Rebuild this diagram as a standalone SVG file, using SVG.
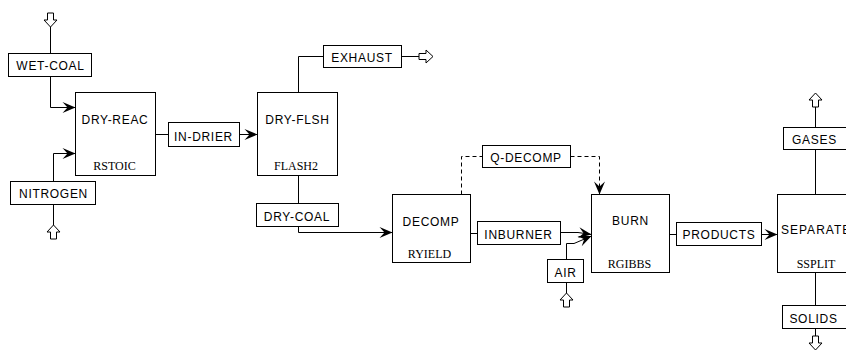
<svg xmlns="http://www.w3.org/2000/svg" xmlns:xlink="http://www.w3.org/1999/xlink" width="846" height="350" viewBox="0 0 846 350">
<style>
.blk{fill:#fff;stroke:#000;stroke-width:1}
.lbl{fill:#fff;stroke:#000;stroke-width:1}
.t{font-family:"Liberation Sans",Arial,sans-serif;font-size:12px;letter-spacing:0.7px;fill:#000;text-anchor:middle}
.st{font-family:"Liberation Serif","Times New Roman",serif;font-size:12px;fill:#000;text-anchor:middle}
.c{fill:none;stroke:#000;stroke-width:1}
.d{stroke-dasharray:4 3}
.ha{fill:#fff;stroke:#000;stroke-width:1}
</style>
<defs>
<marker id="arr" viewBox="-14 -7 15 14" refX="0" refY="0" markerWidth="15" markerHeight="14" markerUnits="userSpaceOnUse" orient="auto">
<path d="M0,0 L-13,-5.5 L-8,0 L-13,5.5 Z" fill="#000"/>
</marker>
<path id="hollow" d="M-3,0 H3 V7 H6.5 L0,14 L-6.5,7 H-3 Z"/>
</defs>
<rect width="846" height="350" fill="#fff"/>

<g id="connectors">
<path class="c" d="M50.5,27 V53.5"/>
<path class="c" d="M50.5,76.5 V107.5 H75.5" marker-end="url(#arr)"/>
<path class="c" d="M53.5,181.5 V153.5 H75.5" marker-end="url(#arr)"/>
<path class="c" d="M53.5,204.5 V225"/>
<path class="c" d="M155.5,134.5 H168.5"/>
<path class="c" d="M239.5,134.5 H257.5" marker-end="url(#arr)"/>
<path class="c" d="M298.5,92.5 V56.5 H323.5"/>
<path class="c" d="M401.5,56.5 H419"/>
<path class="c" d="M298.5,175.5 V203.5"/>
<path class="c" d="M298.5,226.5 V232.5 H392.5" marker-end="url(#arr)"/>
<path class="c" d="M470.5,233.5 H477.5"/>
<path class="c" d="M560.5,232.5 H578 L591.5,234.5" marker-end="url(#arr)"/>
<path class="c" d="M566.5,259.5 V243.5 H574 L591.5,236" marker-end="url(#arr)"/>
<path class="c" d="M566.5,282.5 V293"/>
<path class="c d" d="M461.5,194.5 V156.5 H482.5"/>
<path class="c d" d="M570.5,156.5 H599.5 V194.5" marker-end="url(#arr)"/>
<path class="c" d="M669.5,234.5 H676.5"/>
<path class="c" d="M761.5,234.5 H777.5" marker-end="url(#arr)"/>
<path class="c" d="M815.5,194.5 V149.5"/>
<path class="c" d="M815.5,127.5 V107"/>
<path class="c" d="M815.5,272.5 V305.5"/>
<path class="c" d="M815.5,328.5 V336"/>
<use xlink:href="#hollow" class="ha" transform="translate(50.5,13)"/>
<use xlink:href="#hollow" class="ha" transform="translate(53.5,239) rotate(180)"/>
<use xlink:href="#hollow" class="ha" transform="translate(419,56.5) rotate(-90)"/>
<use xlink:href="#hollow" class="ha" transform="translate(566.5,307) rotate(180)"/>
<use xlink:href="#hollow" class="ha" transform="translate(815.5,107) rotate(180)"/>
<use xlink:href="#hollow" class="ha" transform="translate(815.5,336)"/>
</g>

<g id="DRY-REAC">
<rect class="blk" x="75.5" y="92.5" width="80" height="83"/>
<text class="t" x="115" y="124">DRY-REAC</text>
<text class="st" x="114.5" y="170">RSTOIC</text>
</g>
<g id="DRY-FLSH">
<rect class="blk" x="257.5" y="92.5" width="80" height="83"/>
<text class="t" x="297.5" y="124">DRY-FLSH</text>
<text class="st" x="296" y="170">FLASH2</text>
</g>
<g id="DECOMP">
<rect class="blk" x="392.5" y="194.5" width="78" height="68"/>
<text class="t" x="431" y="225.5">DECOMP</text>
<text class="st" x="429.5" y="258">RYIELD</text>
</g>
<g id="BURN">
<rect class="blk" x="591.5" y="194.5" width="78" height="78"/>
<text class="t" x="630.5" y="225">BURN</text>
<text class="st" x="629.5" y="267.5">RGIBBS</text>
</g>
<g id="SEPARATE">
<rect class="blk" x="777.5" y="194.5" width="80" height="78"/>
<text class="t" x="781" y="234" style="text-anchor:start;letter-spacing:1px">SEPARATE</text>
<text class="st" x="816" y="268">SSPLIT</text>
</g>

<g id="WET-COAL">
<rect class="lbl" x="8.5" y="53.5" width="83" height="23"/>
<text class="t" x="50.5" y="70">WET-COAL</text>
</g>
<g id="NITROGEN">
<rect class="lbl" x="10.5" y="181.5" width="85" height="23"/>
<text class="t" x="53.5" y="197.5">NITROGEN</text>
</g>
<g id="IN-DRIER">
<rect class="lbl" x="168.5" y="122.5" width="71" height="24"/>
<text class="t" x="203.5" y="140.5">IN-DRIER</text>
</g>
<g id="EXHAUST">
<rect class="lbl" x="323.5" y="45.5" width="78" height="22"/>
<text class="t" x="362" y="62">EXHAUST</text>
</g>
<g id="DRY-COAL">
<rect class="lbl" x="256.5" y="203.5" width="82" height="23"/>
<text class="t" x="297" y="221">DRY-COAL</text>
</g>
<g id="Q-DECOMP">
<rect class="lbl" x="482.5" y="145.5" width="88" height="22"/>
<text class="t" x="526" y="162">Q-DECOMP</text>
</g>
<g id="INBURNER">
<rect class="lbl" x="477.5" y="221.5" width="83" height="23"/>
<text class="t" x="518.5" y="239">INBURNER</text>
</g>
<g id="AIR">
<rect class="lbl" x="547.5" y="259.5" width="36" height="23"/>
<text class="t" x="565.5" y="277">AIR</text>
</g>
<g id="PRODUCTS">
<rect class="lbl" x="676.5" y="222.5" width="85" height="23"/>
<text class="t" x="719" y="238.5">PRODUCTS</text>
</g>
<g id="GASES">
<rect class="lbl" x="783.5" y="127.5" width="65" height="22"/>
<text class="t" x="814.5" y="144">GASES</text>
</g>
<g id="SOLIDS">
<rect class="lbl" x="782.5" y="305.5" width="66" height="23"/>
<text class="t" x="813.5" y="322.5">SOLIDS</text>
</g>
</svg>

- **Task instructions**
All of the material above should be reproduced exactly, except the pictures.

- **Answer to the exercise**
Rebuild this diagram as a standalone SVG file, using SVG.
<svg xmlns="http://www.w3.org/2000/svg" xmlns:xlink="http://www.w3.org/1999/xlink" width="846" height="350" viewBox="0 0 846 350">
<style>
.blk{fill:#fff;stroke:#000;stroke-width:1}
.lbl{fill:#fff;stroke:#000;stroke-width:1}
.t{font-family:"Liberation Sans",Arial,sans-serif;font-size:12px;letter-spacing:0.7px;fill:#000;text-anchor:middle}
.st{font-family:"Liberation Serif","Times New Roman",serif;font-size:12px;fill:#000;text-anchor:middle}
.c{fill:none;stroke:#000;stroke-width:1}
.d{stroke-dasharray:4 3}
.ha{fill:#fff;stroke:#000;stroke-width:1}
</style>
<defs>
<marker id="arr" viewBox="-14 -7 15 14" refX="0" refY="0" markerWidth="15" markerHeight="14" markerUnits="userSpaceOnUse" orient="auto">
<path d="M0,0 L-13,-5.5 L-8,0 L-13,5.5 Z" fill="#000"/>
</marker>
<path id="hollow" d="M-3,0 H3 V7 H6.5 L0,14 L-6.5,7 H-3 Z"/>
</defs>
<rect width="846" height="350" fill="#fff"/>

<g id="connectors">
<path class="c" d="M50.5,27 V53.5"/>
<path class="c" d="M50.5,76.5 V107.5 H75.5" marker-end="url(#arr)"/>
<path class="c" d="M53.5,181.5 V153.5 H75.5" marker-end="url(#arr)"/>
<path class="c" d="M53.5,204.5 V225"/>
<path class="c" d="M155.5,134.5 H168.5"/>
<path class="c" d="M239.5,134.5 H257.5" marker-end="url(#arr)"/>
<path class="c" d="M298.5,92.5 V56.5 H323.5"/>
<path class="c" d="M401.5,56.5 H419"/>
<path class="c" d="M298.5,175.5 V203.5"/>
<path class="c" d="M298.5,226.5 V232.5 H392.5" marker-end="url(#arr)"/>
<path class="c" d="M470.5,233.5 H477.5"/>
<path class="c" d="M560.5,232.5 H578 L591.5,234.5" marker-end="url(#arr)"/>
<path class="c" d="M566.5,259.5 V243.5 H574 L591.5,236" marker-end="url(#arr)"/>
<path class="c" d="M566.5,282.5 V293"/>
<path class="c d" d="M461.5,194.5 V156.5 H482.5"/>
<path class="c d" d="M570.5,156.5 H599.5 V194.5" marker-end="url(#arr)"/>
<path class="c" d="M669.5,234.5 H676.5"/>
<path class="c" d="M761.5,234.5 H777.5" marker-end="url(#arr)"/>
<path class="c" d="M815.5,194.5 V149.5"/>
<path class="c" d="M815.5,127.5 V107"/>
<path class="c" d="M815.5,272.5 V305.5"/>
<path class="c" d="M815.5,328.5 V336"/>
<use xlink:href="#hollow" class="ha" transform="translate(50.5,13)"/>
<use xlink:href="#hollow" class="ha" transform="translate(53.5,239) rotate(180)"/>
<use xlink:href="#hollow" class="ha" transform="translate(419,56.5) rotate(-90)"/>
<use xlink:href="#hollow" class="ha" transform="translate(566.5,307) rotate(180)"/>
<use xlink:href="#hollow" class="ha" transform="translate(815.5,107) rotate(180)"/>
<use xlink:href="#hollow" class="ha" transform="translate(815.5,336)"/>
</g>

<g id="DRY-REAC">
<rect class="blk" x="75.5" y="92.5" width="80" height="83"/>
<text class="t" x="115" y="124">DRY-REAC</text>
<text class="st" x="114.5" y="170">RSTOIC</text>
</g>
<g id="DRY-FLSH">
<rect class="blk" x="257.5" y="92.5" width="80" height="83"/>
<text class="t" x="297.5" y="124">DRY-FLSH</text>
<text class="st" x="296" y="170">FLASH2</text>
</g>
<g id="DECOMP">
<rect class="blk" x="392.5" y="194.5" width="78" height="68"/>
<text class="t" x="431" y="225.5">DECOMP</text>
<text class="st" x="429.5" y="258">RYIELD</text>
</g>
<g id="BURN">
<rect class="blk" x="591.5" y="194.5" width="78" height="78"/>
<text class="t" x="630.5" y="225">BURN</text>
<text class="st" x="629.5" y="267.5">RGIBBS</text>
</g>
<g id="SEPARATE">
<rect class="blk" x="777.5" y="194.5" width="80" height="78"/>
<text class="t" x="781" y="234" style="text-anchor:start;letter-spacing:1px">SEPARATE</text>
<text class="st" x="816" y="268">SSPLIT</text>
</g>

<g id="WET-COAL">
<rect class="lbl" x="8.5" y="53.5" width="83" height="23"/>
<text class="t" x="50.5" y="70">WET-COAL</text>
</g>
<g id="NITROGEN">
<rect class="lbl" x="10.5" y="181.5" width="85" height="23"/>
<text class="t" x="53.5" y="197.5">NITROGEN</text>
</g>
<g id="IN-DRIER">
<rect class="lbl" x="168.5" y="122.5" width="71" height="24"/>
<text class="t" x="203.5" y="140.5">IN-DRIER</text>
</g>
<g id="EXHAUST">
<rect class="lbl" x="323.5" y="45.5" width="78" height="22"/>
<text class="t" x="362" y="62">EXHAUST</text>
</g>
<g id="DRY-COAL">
<rect class="lbl" x="256.5" y="203.5" width="82" height="23"/>
<text class="t" x="297" y="221">DRY-COAL</text>
</g>
<g id="Q-DECOMP">
<rect class="lbl" x="482.5" y="145.5" width="88" height="22"/>
<text class="t" x="526" y="162">Q-DECOMP</text>
</g>
<g id="INBURNER">
<rect class="lbl" x="477.5" y="221.5" width="83" height="23"/>
<text class="t" x="518.5" y="239">INBURNER</text>
</g>
<g id="AIR">
<rect class="lbl" x="547.5" y="259.5" width="36" height="23"/>
<text class="t" x="565.5" y="277">AIR</text>
</g>
<g id="PRODUCTS">
<rect class="lbl" x="676.5" y="222.5" width="85" height="23"/>
<text class="t" x="719" y="238.5">PRODUCTS</text>
</g>
<g id="GASES">
<rect class="lbl" x="783.5" y="127.5" width="65" height="22"/>
<text class="t" x="814.5" y="144">GASES</text>
</g>
<g id="SOLIDS">
<rect class="lbl" x="782.5" y="305.5" width="66" height="23"/>
<text class="t" x="813.5" y="322.5">SOLIDS</text>
</g>
</svg>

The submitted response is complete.